You can be in a kind of tuned out zone, just walking and not really aware of what’s happening around you, and then some little detail will catch your eye or your ear. These little scenes fascinate me. Shakespeare said that all the world’s a stage, so I think of these as life’s little paragraph plays upon that stage, unconnected on one level and yet part of the world-weave that includes each of us.
I keep meaning to write down these scenes as the impressions register, but it’s a pain to type them into my phone as I walk and when I get home I’ve often forgotten them. Occasionally, something will jog that hidden memory, and over the past few months I’ve been collecting these little postcards until I had enough for a post. Et voila.
I overhear a woman as she gets out of her car and goes into her house, keys jangling as she gestures with one hand while talking into a phone held with the other: “I told you, that’s too much”. And I wonder, what is too much?
A squirrel runs down a tree to the edge of the road, and hesitates, hesitates, hesitates, and then dashes part-way across, sees me coming, stops, turns, turns about again, hesitates, and then sprints the rest of the way to climb a tree, spiralling so that it says hidden from me as I pass. Do bold squirrels live longer, or is it the cautious ones?
I’m walking by the lake, in winter, and there is a thin skim of ice just formed along the shore. As a light breeze disturbs it there is a faint crunch as the ice breaks up, and an almost imperceptible squeak.
I walk past a magnificent magnolia in bloom, just as a gust of wind cascades pink flowers across the sidewalk. Spring snow.
A woman pushing a stroller walks past, oblivious to me and to the child as she talks into her phone, and the child looks over at me and smiles, unnoticed by its mother.
A little guy riding his bike with his mom says “I’m sooooo tired” as he passes me, in just the tone that brings the image of our 3 year old instantly to mind.
On a little side street, 3 gardeners in a row are lined up like life-size gnomes with their colourful gloves and hats, each kneeling and digging amidst their early spring flowers and each oblivious of one another, and of me as I pass.
On side streets all round my neighbourhood there are little monuments, signs, and tokens. COVID-19 has people hunkering down, and at the same time looking up for once, to see the many people who work day in and day out to do the little things – stock grocery store shelves, clean hospitals, prepare and deliver food. I think, when this is over, will new-normal mean old-normal for the cleaners and the shelf-stockers – out of sight and out of mind?

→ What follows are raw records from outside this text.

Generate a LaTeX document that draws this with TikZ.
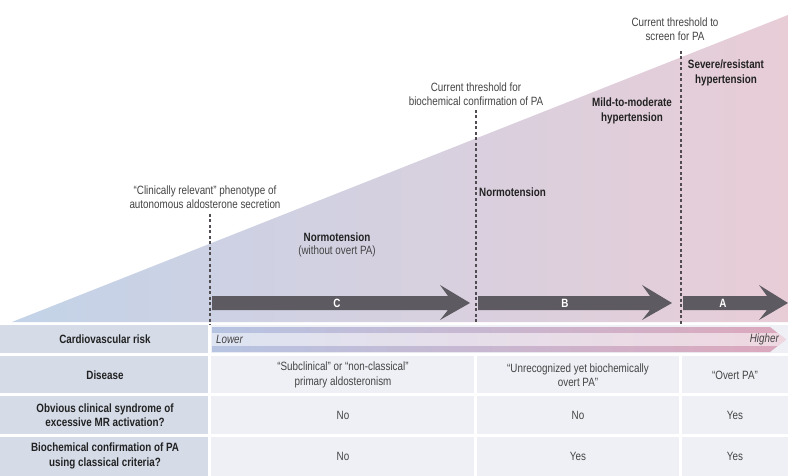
\documentclass[tikz,border=0pt]{standalone}
\usepackage{fontspec}
\setmainfont{Liberation Sans}[FakeStretch=0.82]
\definecolor{triL}{HTML}{C3D3E8}
\definecolor{triM}{HTML}{D9D5E4}
\definecolor{triR}{HTML}{E8CDD7}
\definecolor{labcell}{HTML}{D5DCE8}
\definecolor{datcell}{HTML}{EEF0F5}
\definecolor{darrow}{HTML}{5E5A61}
\definecolor{riskL}{HTML}{B6C4E2}
\definecolor{riskR}{HTML}{DCA8BC}
\definecolor{txtc}{HTML}{444444}
\definecolor{boldc}{HTML}{222222}
\tikzset{
  txt/.style={text=txtc, align=center, inner sep=0pt, font=\fontsize{12}{14.5}\selectfont},
  btxt/.style={text=boldc, align=center, inner sep=0pt, font=\fontsize{12}{14.5}\selectfont\bfseries},
  itxt/.style={text=txtc, inner sep=0pt, font=\fontsize{12}{14.5}\selectfont\itshape},
  arrlabel/.style={text=white, inner sep=0pt, font=\fontsize{12}{14.5}\selectfont\bfseries},
  dline/.style={dashed, dash pattern=on 3pt off 2.5pt, line width=1.1pt, draw=darrow!85!black},
  labfill/.style={fill=labcell},
  datfill/.style={fill=datcell},
}
\begin{document}
\begin{tikzpicture}[x=1pt,y=-1pt]
\useasboundingbox (0,0) rectangle (788,476);
\fill[white] (0,0) rectangle (788,476);
% triangle
\shade[left color=triL, middle color=triM, right color=triR] (12,322) -- (788,15) -- (788,322) -- cycle;

% dashed threshold lines
\coordinate (d1t) at (210,214); \coordinate (d1b) at (210,325);
\coordinate (d2t) at (476,110); \coordinate (d2b) at (476,325);
\coordinate (d3t) at (681,51);  \coordinate (d3b) at (681,325);
\draw[dline] (d1t) -- (d1b);
\draw[dline] (d2t) -- (d2b);
\draw[dline] (d3t) -- (d3b);

% dark arrows
\newcommand{\darkarrow}[3]{%
  \fill[darrow] (#1,296) -- (#2+8,296) -- (#2,285) -- (#3,303) -- (#2,320) -- (#2+8,310) -- (#1,310) -- cycle;}
\darkarrow{212}{440}{470}
\darkarrow{478}{642}{672}
\darkarrow{683}{759}{788}
\node[arrlabel] (C) at (337,303) {C};
\node[arrlabel] (B) at (565,303) {B};
\node[arrlabel] (A) at (723,303) {A};

% annotations
\node[txt] (clin) at (205,197) {“Clinically relevant” phenotype of\\autonomous aldosterone secretion};
\node[txt] (conf) at (476,94) {Current threshold for\\biochemical confirmation of PA};
\node[txt] (scr) at (675,29) {Current threshold to\\screen for PA};
\node[btxt] (sev) at (726,73) {Severe/resistant\\hypertension};
\node[btxt] (mild) at (632,111) {Mild-to-moderate\\hypertension};
\node[btxt, anchor=west] (normB) at (479,192) {Normotension};
\node[btxt] (normC) at (337,237) {Normotension};
\node[txt] (normCsub) at (337,251) {(without overt PA)};

% table cells
\fill[labfill] (0,325) rectangle (208,353);
\fill[datfill] (211,325) rectangle (788,353);
\fill[labfill] (0,356) rectangle (208,393);
\fill[datfill] (211,356) rectangle (474,393);
\fill[datfill] (477,356) rectangle (679,393);
\fill[datfill] (682,356) rectangle (788,393);
\fill[labfill] (0,396) rectangle (208,434);
\fill[datfill] (211,396) rectangle (474,434);
\fill[datfill] (477,396) rectangle (679,434);
\fill[datfill] (682,396) rectangle (788,434);
\fill[labfill] (0,437) rectangle (208,476);
\fill[datfill] (211,437) rectangle (474,476);
\fill[datfill] (477,437) rectangle (679,476);
\fill[datfill] (682,437) rectangle (788,476);

% risk arrow
\shade[left color=riskL, right color=riskR] (212,327) -- (770,327) -- (786,339.5) -- (770,352) -- (212,352) -- cycle;
\begin{scope}
\clip (212,327) -- (770,327) -- (786,339.5) -- (770,352) -- (212,352) -- cycle;
\fill[white, opacity=0.55] (200,333) rectangle (790,346);
\end{scope}

% table text
\node[btxt] (r1) at (105,339) {Cardiovascular risk};
\node[itxt, anchor=west] (lower) at (216,339) {Lower};
\node[itxt, anchor=east] (higher) at (779,339) {Higher};
\node[btxt] (r2) at (105,375) {Disease};
\node[txt] (r2c) at (343,375) {“Subclinical” or “non-classical”\\primary aldosteronism};
\node[txt] (r2b) at (578,375) {“Unrecognized yet biochemically\\overt PA”};
\node[txt] (r2a) at (735,375) {“Overt PA”};
\node[btxt] (r3) at (105,415) {Obvious clinical syndrome of\\excessive MR activation?};
\node[txt] (r3c) at (343,415) {No};
\node[txt] (r3b) at (578,415) {No};
\node[txt] (r3a) at (735,415) {Yes};
\node[btxt] (r4) at (105,456) {Biochemical confirmation of PA\\using classical criteria?};
\node[txt] (r4c) at (343,456) {No};
\node[txt] (r4b) at (578,456) {Yes};
\node[txt] (r4a) at (735,456) {Yes};
\end{tikzpicture}
\end{document}
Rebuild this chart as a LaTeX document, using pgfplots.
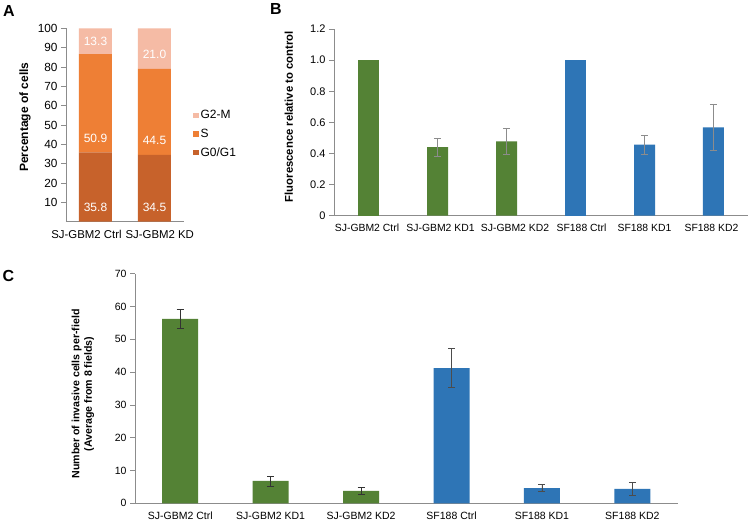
\documentclass[border=0pt]{standalone}
\usepackage{fontspec}
\setmainfont{Liberation Sans}
\usepackage{pgfplots}
\pgfplotsset{compat=1.18}

\definecolor{gzero}{HTML}{C7622B}
\definecolor{sphase}{HTML}{EE7F35}
\definecolor{gtwo}{HTML}{F5BBA5}
\definecolor{kdgreen}{HTML}{548235}
\definecolor{kdblue}{HTML}{2E75B6}
\definecolor{axgray}{HTML}{8C8C8C}

\pgfplotsset{
  panel/.style={
    scale only axis, anchor=south west,
    axis x line*=bottom, axis y line*=left,
    axis line style={-, axgray, line width=0.7pt},
    ytick style={axgray, line width=0.7pt},
    xtick style={draw=none},
    tick align=outside, major tick length=5pt,
    /pgf/number format/assume math mode=true,
    clip=false,
  },
  errs/.style={
    error bars/.cd, y dir=both, y explicit,
    error bar style={line width=0.7pt, #1},
    error mark options={rotate=90, line width=0.7pt, mark size=3.5pt, #1},
  },
}
\tikzset{barlab/.style={text=white, font=\fontsize{12}{14}\selectfont}}
% shift a tick label sideways: left pad / right pad
\newcommand{\padl}[2]{\mbox{}\hspace{#1}#2}
\newcommand{\padr}[2]{#2\hspace{#1}\mbox{}}

\begin{document}
\begin{tikzpicture}[x=1pt,y=1pt]
\useasboundingbox (0,0) rectangle (750,521);
\fill[white] (0,0) rectangle (750,521);

% panel letters
\node[font=\fontsize{16}{18}\selectfont\bfseries] at (9,509.5) {A};
\node[font=\fontsize{16}{18}\selectfont\bfseries] at (276,512) {B};
\node[font=\fontsize{16}{18}\selectfont\bfseries] at (8.5,245.5) {C};

% A: cell cycle stacked bars
\begin{axis}[panel, at={(66pt,299.3pt)}, width=118pt, height=193.4pt,
  ybar stacked, bar width=33pt,
  xmin=-0.5, xmax=1.5, ymin=0, ymax=100,
  xtick={0,1}, xticklabels={{\padr{18pt}{SJ-GBM2 Ctrl}}, {\padl{10.5pt}{SJ-GBM2 KD}}},
  ytick={10,20,...,100},
  ticklabel style={font=\fontsize{11.4}{13}\selectfont},
  yticklabel style={font=\fontsize{11.8}{13}\selectfont},
  ylabel={\bfseries Percentage of cells},
  ylabel style={font=\fontsize{12}{14}\selectfont, at={(axis description cs:-0.347,0.54)}, anchor=center},
  reverse legend,
  legend style={draw=none, fill=none, at={(axis description cs:1.05,0.453)}, anchor=west,
    font=\fontsize{12}{14}\selectfont, row sep=4.5pt},
  legend cell align=left,
  legend image code/.code={\fill[#1] (0pt,-2.6pt) rectangle (5.5pt,2.6pt);},
]
\addplot[fill=gzero, draw=none] coordinates {(0,35.8) (1,34.5)};
\addlegendentry{G0/G1}
\addplot[fill=sphase, draw=none] coordinates {(0,50.9) (1,44.5)};
\addlegendentry{S}
\addplot[fill=gtwo, draw=none] coordinates {(0,13.3) (1,21.0)};
\addlegendentry{G2-M}
\coordinate (a1) at (axis cs:0,7.6);
\coordinate (a2) at (axis cs:1,7.6);
\coordinate (a3) at (axis cs:0,43.3);
\coordinate (a4) at (axis cs:1,42.0);
\coordinate (a5) at (axis cs:0,93.4);
\coordinate (a6) at (axis cs:1,86.6);
\end{axis}
\node[barlab] at (a1) {35.8};
\node[barlab] at (a2) {34.5};
\node[barlab] at (a3) {50.9};
\node[barlab] at (a4) {44.5};
\node[barlab] at (a5) {13.3};
\node[barlab] at (a6) {21.0};

% B: fluorescence
\begin{axis}[panel, at={(334pt,305.3pt)}, width=414pt, height=186.7pt,
  xmin=-0.5, xmax=5.5, ymin=0, ymax=1.2,
  xtick={0,...,5},
  xticklabels={{\padr{3pt}{SJ-GBM2 Ctrl}}, {\padl{6pt}{SJ-GBM2 KD1}}, {\padl{17pt}{SJ-GBM2 KD2}},
    {\padl{12pt}{SF188 Ctrl}}, SF188 KD1, {\padr{4pt}{SF188 KD2}}},
  ytick={0,0.2,0.4,0.6,0.8,1.0,1.2},
  yticklabels={0,0.2,0.4,0.6,0.8,1.0,1.2},
  ticklabel style={font=\fontsize{10.4}{12}\selectfont},
  yticklabel style={font=\fontsize{11}{13}\selectfont},
  ylabel={\bfseries Fluorescence relative to control},
  ylabel style={font=\fontsize{11.3}{13}\selectfont, at={(axis description cs:-0.109,0.53)}, anchor=center},
]
\addplot[ybar, bar width=21pt, fill=kdgreen, draw=none] coordinates {(0,1.0)};
\addplot[ybar, bar width=21pt, fill=kdgreen, draw=none, errs=axgray]
  coordinates {(1,0.441) +- (0,0.057) (2,0.478) +- (0,0.085)};
\addplot[ybar, bar width=21pt, fill=kdblue, draw=none] coordinates {(3,1.0)};
\addplot[ybar, bar width=21pt, fill=kdblue, draw=none, errs=axgray]
  coordinates {(4,0.456) +- (0,0.062) (5,0.568) +- (0,0.148)};
\end{axis}

% C: invasion
\begin{axis}[panel, at={(135pt,17.7pt)}, width=542.6pt, height=229.6pt,
  xmin=-0.5, xmax=5.5, ymin=0, ymax=70,
  xtick={0,...,5},
  xticklabels={SJ-GBM2 Ctrl, SJ-GBM2 KD1, SJ-GBM2 KD2, SF188 Ctrl, SF188 KD1, SF188 KD2},
  ytick={0,10,...,70},
  ticklabel style={font=\fontsize{10.5}{12}\selectfont},
  ylabel={\bfseries Number of invasive cells per-field\\\bfseries(Average from 8 fields)},
  ylabel style={font=\fontsize{10.6}{12.5}\selectfont, align=center, at={(axis description cs:-0.096,0.476)}, anchor=center},
]
\addplot[ybar, bar width=36pt, fill=kdgreen, draw=none, errs=black!80]
  coordinates {(0,56.2) +- (0,2.8) (1,6.8) +- (0,1.5) (2,3.8) +- (0,1.0)};
\addplot[ybar, bar width=36pt, fill=kdblue, draw=none, errs=black!70]
  coordinates {(3,41.2) +- (0,6.0) (4,4.6) +- (0,1.1) (5,4.4) +- (0,1.9)};
\end{axis}
\end{tikzpicture}
\end{document}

I’m walking on one of the first nearly hot days of late spring and a young woman jogs past – early 20’s perhaps. I see the literal bloom of youth on her cheeks, long legs and easy grace, and think to myself, youth is beautiful. Can I appreciate that she’s gorgeous, purely on an aesthetic basis, now that I’m old enough to be more than her father? (Don’t say grandfather!) Like the girl from Ipanema, she doesn’t see me. And then the moment passes – steady on Nabokov, I think. Don’t get purvy.
Walking in Glendon Woods, my mind goes back to when I attended the school and walked these same paths. There are new leaves and shoots all around me, and the only sound is the West Don River mingling with the birds. It’s warm but not hot, earth-rich scented. There’s no one around. I could be alone in a forest 1000 km from here. Where did 40 years go?